15.2 Nginx: Accept Queue Optimization

// Nginx uses multiple approaches:

// 1. Accept multiple connections per epoll wake
int events = epoll_wait(epfd, event_list, MAX_EVENTS, -1);
for (int i = 0; i < events; i++) {
    while ((client = accept4(listen_fd, &addr, &len, 
                             SOCK_NONBLOCK)) >= 0) {
        handle_new_connection(client);
    }
}

// 2. SO_REUSEPORT for kernel load balancing
int opt = 1;
setsockopt(fd, SOL_SOCKET, SO_REUSEPORT, &opt, sizeof(opt));
// Each worker has its own accept queue

// 3. TCP_DEFER_ACCEPT
setsockopt(fd, IPPROTO_TCP, TCP_DEFER_ACCEPT, &timeout, sizeof(timeout));
// Don't wake until data arrives

15.3 Database fsync() Strategies

Different durability vs. performance tradeoffs:

PostgreSQL:
- fsync() after each transaction commit (default)
- Option: synchronous_commit = off for speed
- Group commit: batch multiple transactions

MySQL InnoDB:
- innodb_flush_log_at_trx_commit = 1 (safe)
- innodb_flush_log_at_trx_commit = 2 (OS buffer)
- innodb_flush_log_at_trx_commit = 0 (dangerous)

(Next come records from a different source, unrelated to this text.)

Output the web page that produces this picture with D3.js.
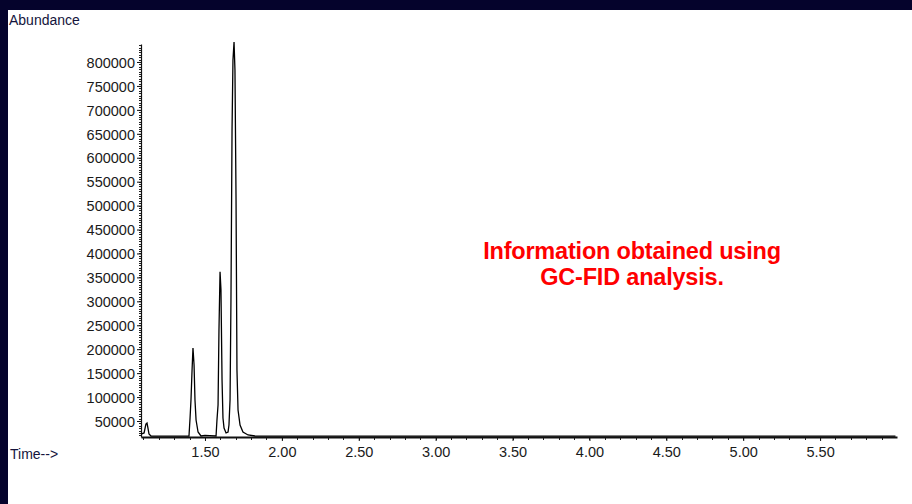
<!DOCTYPE html>
<html>
<head>
<meta charset="utf-8">
<script src="https://cdn.jsdelivr.net/npm/d3@7"></script>
<style>
  html, body { margin: 0; padding: 0; background: #ffffff; }
  svg { display: block; }
</style>
</head>
<body>
<svg id="chart" width="912" height="504"></svg>
<script>
// ---- data ----
const time = [1.084, 1.104, 1.116, 1.123, 1.129, 1.136, 1.149, 1.200, 1.300, 1.396,
  1.403, 1.409, 1.416, 1.422, 1.429, 1.435, 1.442, 1.455, 1.474, 1.500, 1.530, 1.572,
  1.578, 1.585, 1.591, 1.598, 1.604, 1.611, 1.617, 1.624, 1.637, 1.650, 1.656, 1.663,
  1.669, 1.676, 1.682, 1.689, 1.695, 1.702, 1.708, 1.715, 1.728, 1.747, 1.780, 1.825,
  1.900, 2.200, 2.600, 3.000, 3.500, 4.000, 4.500, 5.000, 5.500, 5.990];
const abundance = [22800, 25000, 43700, 45800, 35400, 22800, 18700, 18500, 18500, 18700,
  56300, 93900, 156600, 202500, 167000, 93900, 52100, 27000, 18700, 20000, 19500, 18700,
  52100, 83400, 240000, 361700, 324000, 135700, 56300, 35400, 25000, 27000, 41600, 93900,
  302800, 658000, 804000, 841800, 783000, 511500, 156600, 73000, 41600, 27000, 20800, 18700,
  18500, 18500, 18500, 18500, 18500, 18500, 18500, 18500, 18500, 18500];
const yTicks = [50000, 100000, 150000, 200000, 250000, 300000, 350000, 400000,
  450000, 500000, 550000, 600000, 650000, 700000, 750000, 800000];
const xTicks = [1.5, 2.0, 2.5, 3.0, 3.5, 4.0, 4.5, 5.0, 5.5];
const xTickLabels = ["1.50", "2.00", "2.50", "3.00", "3.50", "4.00", "4.50", "5.00", "5.50"];
const yAxisTitle = "Abundance";
const xAxisTitle = "Time-->";
const noteLines = ["Information obtained using", "GC-FID analysis."];

// ---- layout ----
const svg = d3.select("#chart");
const W = 912, H = 504;
const x = d3.scaleLinear().domain([1.084, 6.0]).range([141, 897]);
const y = d3.scaleLinear().domain([16574, 837604]).range([437, 44]);

// dark frame (top & left)
svg.append("rect").attr("x", 0).attr("y", 0).attr("width", W).attr("height", 10).attr("fill", "#05032c");
svg.append("rect").attr("x", 0).attr("y", 0).attr("width", 8).attr("height", H).attr("fill", "#05032c");

const fontAxis = "'Liberation Sans', Arial, sans-serif";

// y-axis
const minorY = d3.range(20000, 837604, 5000);
const yAxisG = svg.append("g").attr("transform", "translate(141,0)");
yAxisG.selectAll("line.minor").data(minorY).join("line")
  .attr("x1", -2).attr("x2", 0)
  .attr("y1", d => Math.round(y(d)) + 0.5).attr("y2", d => Math.round(y(d)) + 0.5)
  .attr("stroke", "#222").attr("stroke-width", 1);
const yAxis = d3.axisLeft(y).tickValues(yTicks).tickSize(4).tickSizeOuter(0).tickPadding(2)
  .tickFormat(d3.format("d"));
yAxisG.call(yAxis);
yAxisG.select(".domain").attr("stroke", "#111").attr("stroke-width", 1.2);
yAxisG.selectAll(".tick line").attr("stroke", "#111");
yAxisG.selectAll(".tick text").attr("font-family", fontAxis).attr("font-size", "14.5px")
  .attr("fill", "#1a1a1a").attr("dy", "0.36em");

// x-axis
const minorX = d3.range(1.1, 5.95, 0.1);
const xAxisG = svg.append("g").attr("transform", "translate(0,437)");
xAxisG.selectAll("line.minor").data(minorX).join("line")
  .attr("x1", d => Math.round(x(d)) + 0.5).attr("x2", d => Math.round(x(d)) + 0.5)
  .attr("y1", 0).attr("y2", 3)
  .attr("stroke", "#222").attr("stroke-width", 1);
const xAxis = d3.axisBottom(x).tickValues(xTicks).tickSize(4).tickSizeOuter(0).tickPadding(6)
  .tickFormat((d, i) => xTickLabels[i]);
xAxisG.call(xAxis);
xAxisG.select(".domain").attr("stroke", "#111").attr("stroke-width", 2);
xAxisG.selectAll(".tick line").attr("stroke", "#111");
xAxisG.selectAll(".tick text").attr("font-family", fontAxis).attr("font-size", "14.5px")
  .attr("fill", "#1a1a1a");

// trace
const line = d3.line().x((d, i) => x(time[i])).y((d, i) => y(abundance[i]));
svg.append("path").datum(abundance)
  .attr("d", line)
  .attr("fill", "none").attr("stroke", "#000").attr("stroke-width", 1.3)
  .attr("stroke-linejoin", "miter");

// axis titles
svg.append("text").attr("x", 9).attr("y", 25).text(yAxisTitle)
  .attr("font-family", fontAxis).attr("font-size", "14px").attr("fill", "#14143c");
svg.append("text").attr("x", 10).attr("y", 459).text(xAxisTitle)
  .attr("font-family", fontAxis).attr("font-size", "14px").attr("fill", "#14143c");

// red annotation
svg.append("g").selectAll("text").data(noteLines).join("text")
  .attr("x", 632).attr("y", (d, i) => 259 + i * 26)
  .attr("text-anchor", "middle")
  .attr("font-family", "'Liberation Sans', Arial, sans-serif")
  .attr("font-weight", "bold").attr("font-size", "23.5px")
  .attr("letter-spacing", "-0.2px")
  .attr("fill", "#ff0000")
  .text(d => d);
</script>
</body>
</html>
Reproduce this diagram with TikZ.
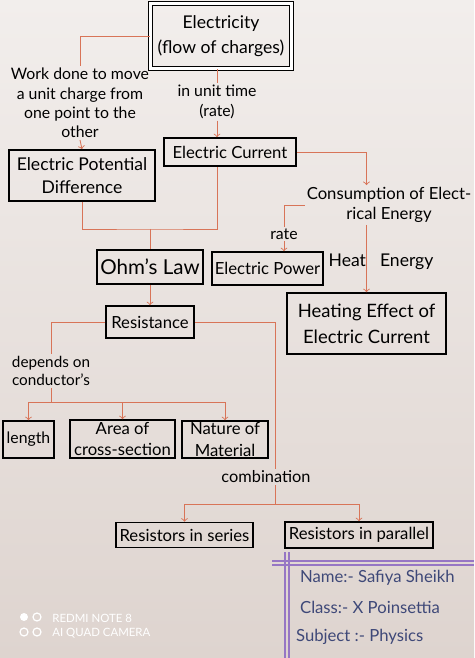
\documentclass[tikz,border=0pt]{standalone}
\usepackage{fontspec}
\setmainfont{Lato}

\definecolor{paper}{RGB}{242,238,236}
\definecolor{paperlow}{RGB}{222,212,207}
\definecolor{redline}{RGB}{216,116,88}
\definecolor{frame}{RGB}{150,118,196}
\definecolor{ink}{RGB}{62,72,120}

\tikzset{
  box/.style={draw, line width=0.9pt, align=center, inner sep=0pt, font=\fontsize{9.5}{12}\selectfont},
  txt/.style={align=center, inner sep=1pt, font=\fontsize{9}{11}\selectfont},
  link/.style={redline, line width=0.5pt},
}

\begin{document}
\begin{tikzpicture}[x=0.02cm, y=-0.02cm]
    \useasboundingbox (0, 0) rectangle (474, 658);
    \shade [top color=paper, bottom color=paperlow] (0, 0) rectangle (474, 658);
    % top
    \node [box, double, line width=0.6pt, double distance=1.6pt, minimum width=2.82cm, minimum height=1.30cm,
           font=\fontsize{10}{14}\selectfont] (elec) at (221, 36) {Electricity\\(flow of charges)};
    \node [txt] (work) at (80, 103) {Work done to move\\a unit charge from\\one point to the\\other};
    \node [txt] (time) at (217, 102) {in unit time\\(rate)};
    \node [box, minimum width=2.92cm, minimum height=1.02cm, font=\fontsize{10}{13}\selectfont] (epd) at (82, 175.5) {Electric Potential\\Difference};
    \node [box, minimum width=2.64cm, minimum height=0.56cm] (cur) at (230, 152) {Electric Current};
    % energy side
    \node [txt, font=\fontsize{9.5}{11.5}\selectfont] (cons) at (389, 205) {Consumption of Elect-\\rical Energy};
    \node [txt] (rate) at (284, 234) {rate};
    \node [box, minimum width=2.22cm, minimum height=0.66cm] (power) at (267.5, 268.5) {Electric Power};
    \node [txt, font=\fontsize{10}{12}\selectfont] (heatE) at (381, 262) {Heat\hspace{0.8em}Energy};
    \node [box, minimum width=3.18cm, minimum height=1.22cm, font=\fontsize{10.5}{15}\selectfont] (heat) at (366.5, 323.5) {Heating Effect of\\Electric Current};
    % resistance
    \node [box, minimum width=2.12cm, minimum height=0.68cm, font=\fontsize{11.7}{14}\selectfont] (ohm) at (150, 267) {Ohm's Law};
    \node [box, minimum width=1.76cm, minimum height=0.64cm] (res) at (150, 322) {Resistance};
    \node [txt, font=\fontsize{8.7}{10.5}\selectfont] (dep) at (51, 371) {depends on\\conductor's};
    \node [box, minimum width=1.02cm, minimum height=0.74cm, font=\fontsize{9}{11}\selectfont] (len) at (28.5, 439.5) {length};
    \node [box, minimum width=2.10cm, minimum height=0.76cm] (area) at (122.5, 439) {Area of\\cross-section};
    \node [box, minimum width=1.72cm, minimum height=0.74cm] (nat) at (225, 439.5) {Nature of\\Material};
    \node [txt, font=\fontsize{9.3}{11}\selectfont] (comb) at (266, 477) {combination};
    \node [box, minimum width=2.74cm, minimum height=0.50cm] (ser) at (184.5, 535) {Resistors in series};
    \node [box, minimum width=2.96cm, minimum height=0.52cm] (par) at (359, 535) {Resistors in parallel};
    \coordinate (jn) at (150, 229);
    \coordinate (bus1) at (51, 402);
    \coordinate (bus2) at (275, 504);
    % links
    \draw [link]     (elec.west) -| (work.north);
    \draw [link, ->] (work.south) -- (epd.north);
    \draw [link]     (time.north |- elec.south) -- (time.north);
    \draw [link, ->] (time.south) -- (time.south |- cur.north);
    \draw [link, ->] (cur.east) -| (cons.north -| heat.north);
    \draw [link]     (cons.west) -| (rate.north);
    \draw [link, ->] (rate.south) -- (rate.south |- power.north);
    \draw [link, ->] (cons.south -| heat.north) -- (heat.north);
    \draw [link]     (epd.south) |- (jn) -| (time.south |- cur.south);
    \draw [link]     (jn) -- (ohm.north);
    \draw [link, ->] (ohm.south) -- (res.north);
    \draw [link]     (res.west) -| (dep.north);
    \draw [link]     (dep.south) -- (bus1);
    \draw [link]     (bus1 -| len.north) -- (bus1 -| nat.north);
    \foreach \n in {len, area, nat}
        \draw [link, ->] (bus1 -| \n.north) -- (\n.north);
    \draw [link]     (res.east) -| (bus2 |- comb.north);
    \draw [link]     (bus2 |- comb.south) -- (bus2);
    \draw [link]     (bus2 -| ser.north) -- (bus2 -| par.north);
    \foreach \n in {ser, par}
        \draw [link, ->] (bus2 -| \n.north) -- (\n.north);
    % name frame
    \draw [frame, line width=0.6pt] (285, 552) -- (285, 658) (289, 552) -- (289, 658);
    \draw [frame, line width=0.6pt] (272, 561) -- (474, 561) (272, 565) -- (474, 565);
    \node [txt, ink, anchor=west, font=\fontsize{9.5}{11}\selectfont] (name) at (298, 578) {Name:- Safiya Sheikh};
    \node [txt, ink, anchor=west, font=\fontsize{9.5}{11}\selectfont] (cls) at (298, 607) {Class:- X Poinsettia};
    \node [txt, ink, anchor=west, font=\fontsize{9.5}{11}\selectfont] (subj) at (294, 637) {Subject :- Physics};
    % camera mark
    \fill [white] (24, 617) circle (4);
    \draw [white, line width=0.7pt] (37, 617) circle (4) (24, 632) circle (4) (37, 632) circle (4);
    \node [white, anchor=west, inner sep=0pt, font=\fontsize{6.5}{8}\selectfont] (cam1) at (52, 618) {REDMI NOTE 8};
    \node [white, anchor=west, inner sep=0pt, font=\fontsize{6.5}{8}\selectfont] (cam2) at (52, 633) {AI QUAD CAMERA};
\end{tikzpicture}
\end{document}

Modern approach with io_uring:
- Async fdatasync() calls
- Batch multiple syncs
- Continue processing while waiting

15.4 The Kernel Bypass Movement

For extreme performance, bypass the kernel entirely:

DPDK (Data Plane Development Kit):
- User-space network driver
- No syscalls for packet I/O
- Poll mode for minimum latency
- Used in: routers, load balancers, firewalls

SPDK (Storage Performance Development Kit):
- User-space NVMe driver  
- Direct device access via UIO/VFIO
- No kernel file system overhead
- Used in: high-performance storage

Tradeoffs:
+ Latency: <1 μs vs 10+ μs with kernel
+ Throughput: millions of ops/sec
- Lose kernel protections
- Dedicated CPU cores required
- Complex deployment

16. Writing Syscall-Efficient Code

16.1 Batching Guidelines

// Bad: One syscall per small operation
for (int i = 0; i < 1000; i++) {
    write(fd, &records[i], sizeof(Record));  // 1000 syscalls
}

// Better: Batch into larger writes
write(fd, records, sizeof(Record) * 1000);   // 1 syscall

// Best: Use writev for non-contiguous data
struct iovec iov[1000];
for (int i = 0; i < 1000; i++) {
    iov[i].iov_base = &records[i];
    iov[i].iov_len = sizeof(Record);
}
writev(fd, iov, 1000);                       // 1 syscall

16.2 Avoiding Unnecessary Syscalls

// Bad: Check file existence then open
if (access(path, F_OK) == 0) {
    fd = open(path, O_RDONLY);  // 2 syscalls + race condition
}

// Good: Just try to open
fd = open(path, O_RDONLY);      // 1 syscall
if (fd < 0 && errno == ENOENT) {
    // File doesn't exist
}

// Bad: Get time multiple times
struct timeval tv1, tv2;
gettimeofday(&tv1, NULL);
// ... work ...
gettimeofday(&tv2, NULL);       // 2 vDSO calls

// Okay for vDSO, but for real syscalls, cache when possible
time_t now = time(NULL);        // Cache and reuse

16.3 Choosing the Right Abstraction

// For files: consider mmap vs read/write
// mmap wins for: random access, read-mostly, large files
// read/write wins for: sequential access, small files, write-heavy

// For networking: consider the I/O model
// Blocking: simple code, limited scalability
// Non-blocking + epoll: scalable, complex
// io_uring: highest performance, newest API

// For IPC: consider the mechanism
// Pipes: simple, unidirectional
// Unix sockets: bidirectional, fd passing
// Shared memory: zero-copy, needs synchronization
// Futex: efficient mutex/condition variable

17. Summary

System calls are the fundamental interface between user applications and the operating system kernel. Key concepts we’ve covered include:

The boundary:

User space runs at Ring 3 (unprivileged)
Kernel space runs at Ring 0 (privileged)
Hardware enforces the separation

The mechanism:

syscall instruction triggers privilege transition
Kernel validates arguments and performs operation
sysret returns to user space

Performance considerations:

Syscalls cost hundreds of nanoseconds
Batch operations when possible
Use vDSO for time-related calls
Consider io_uring for high-throughput I/O

Security aspects:

Syscalls are the kernel attack surface
seccomp filters restrict available syscalls
Spectre/Meltdown mitigations add overhead

Observability:

strace for tracing syscalls
eBPF for efficient in-kernel tracing
perf for performance analysis

Understanding system calls helps you write more efficient programs, debug mysterious performance issues, and appreciate the sophisticated machinery that makes modern operating systems work. Every printf(), every network connection, every file access ultimately flows through this narrow but critical interface between your code and the kernel.